International law was created … amid assumptions that war was a case of army against army. Uniformed forces. Civilians at the side. In those circumstances, what’s accepted internationally is acceptable to us. By and large people respect this. These are laws that apply to classic war situations.

But now, when we are in a war with organizations, not states, all the assumptions collapse. Why are states signed up to international treaties? For reasons of political prudence, not high morality: If I don’t harm his civilians, he won’t harm my civilians, and we’ll both benefit. If I won’t kill his prisoners, he won’t kill my prisoners; I won’t fire chemical weapons at him, and he won’t fire chemical weapons at me. It’s all reciprocity.

But now, in our situations, there is no reciprocity. Israel is always trying to minimize the collateral damage it causes its enemies, and its enemies are always trying to maximize the damage – not collateral; they are really aiming for the citizens.

This takes us back to where this interview started: It doesn’t mean Israel will now act in the way its enemies do. But you see now that Israel has to act according to its interests and its standards, and not according to some kind of picture that is common to Israeli and its enemies. This whole notion of reciprocity has disappeared.

The powers that be outside Israel are always urging Israel to take “risks for peace,” to exchange land for a promise of a change in behavior (usually with a despotic, corrupt, non-representative government acting without a popular mandate which can easily be overthrown, as we saw recently with Egypt), and to trust Israel’s security to apathetic parties like UNIFIL in Lebanon, which has done nothing to protect Israel’s security as Hizbullah has carried out terror attacks and steadily rearmed itself in Southern Lebanon.  Kasher’s views on Israel’s need to defend itself, despite all this urging to risk our security is in the following statement:

I was born here and my parents came here long before World War II. I didn’t go through the Holocaust. My wife did. My wife is a survivor. What lesson do I learn from World War II? That we cannot rely on anybody else. That when it’s time to protect ourselves, there’s no one else we can rely on.
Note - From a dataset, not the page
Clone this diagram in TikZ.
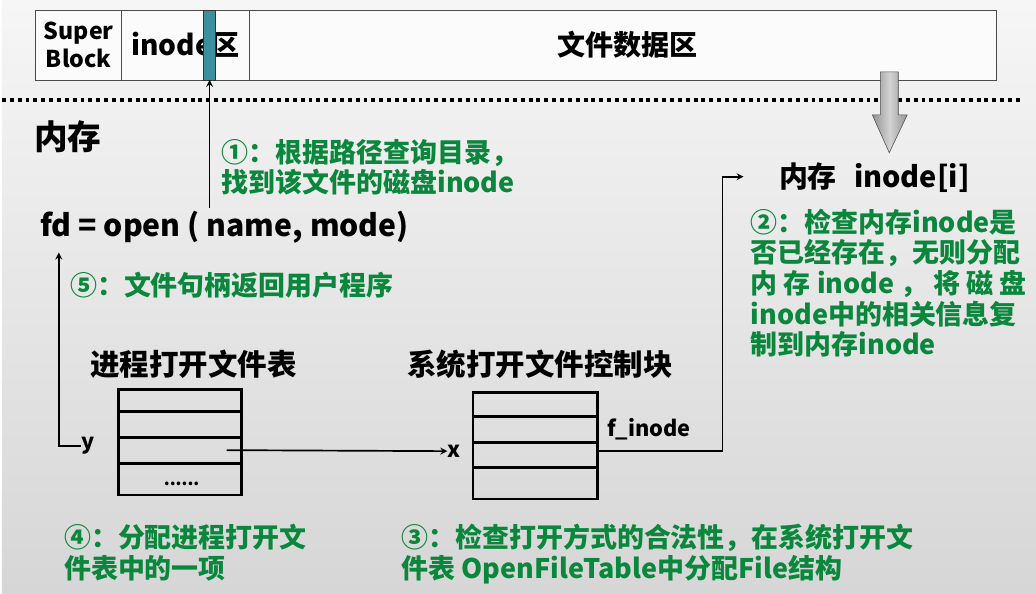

And we have no exemption, ever, from thinking about how best to protect ourselves. And if the enemy puts children on all the roofs of the buildings from which it fires on us, we will not capitulate to them. It’s a tragic situation, but we won’t capitulate.

There is much more to this article than I’ve excerpted here, and for those wishing to educate themselves on the way war is being prosecuted against terrorist, non-national entities, on the IDF, its decision-making and  its operations, and on the ethics involved in current conflicts, this is the best thing I’ve come across ever.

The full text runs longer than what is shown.